The Urdu-medium Bombay Girls High School on Mohammed Ali Road celebrated womanhood with inspiring stories of women who succeeded against all odds.
They come to their school on Mohammed Ali Road early in the morning from the slums of Wadala and Sewri, and when they return home, some of them must help in household chores like washing the clothes and cooking, before they can finally sit down to study. Sometimes, they have to skip school in order to look after their younger siblings. Playtime is an unknown concept. Some of them even admitted to not opening their books at all at home. We don’t feel like it, they said. And nobody at home cares enough to try and persuade them. On the contrary, there are some who will have to persuade their parents to allow them to continue studying till Class XII. Yet, their aspirations know no bounds. From teaching to fashion designing to becoming a doctor “ these are their dreams.

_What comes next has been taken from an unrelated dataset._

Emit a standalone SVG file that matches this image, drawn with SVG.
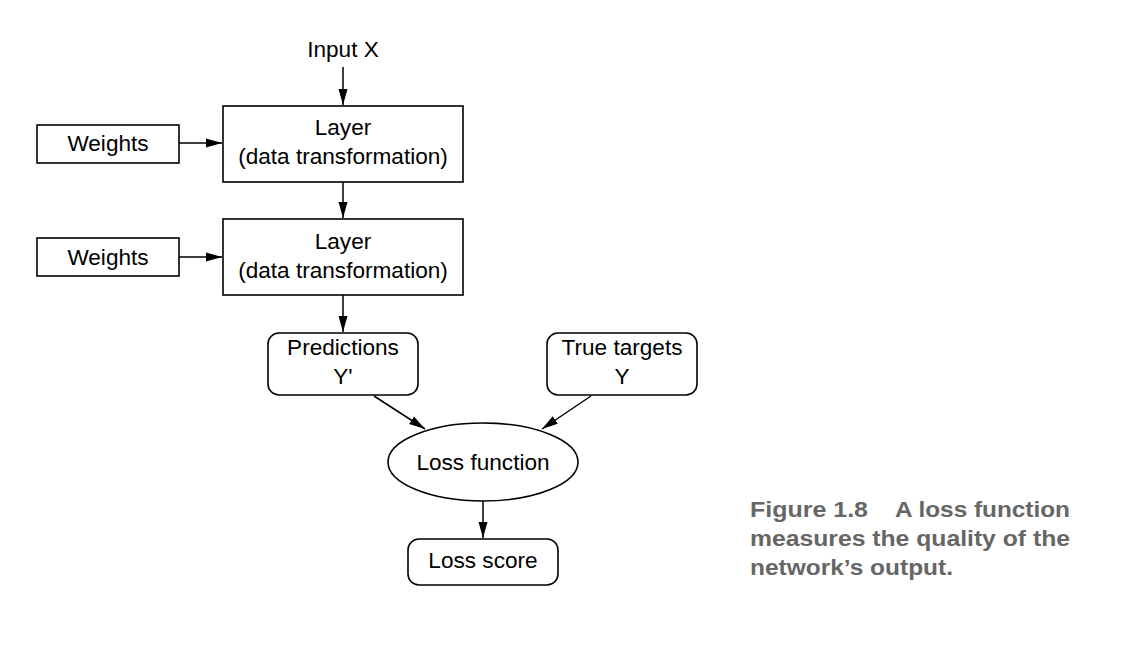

On this International Women’s Day, their hopes got a huge boost when they got to hear the success story of someone just like them at a program at their 50-year-old Urdu medium Bombay Girls High School. They learnt that giving up was not an option from one of their own.
Dr Roshan Jahan, daughter of a vegetable vendor, lost both her legs in a train accident when she was in Std XI. Debarred from getting into a medical college because she was 86 per cent disabled, she approached the Bombay High Court, fought a long-winded legal battle and won the right to study medicine in 2011. Last year, she completed her MBBS with a first class from the renowned GS Medical College attached to KEM hospital. The young doctor was the special guest at the function. “Never give up on education,” she told the wide-eyed students, recounting her struggle. “Education alone will make you self-sufficient and take the community forward. Instead of wallowing in self-pity about discrimination, resolve to reach a position in society where no one can discriminate against you.” The Women’s Day program was organised by Reshma Momin, a former journalist, who now runs the Quresh Nagar Women’s Welfare Society. She too had been a shy, self-effacing teenager, she told the students, but her father had taught her to aim high. “Never feel you are any less than others just because you are poor and study in an Urdu medium school.”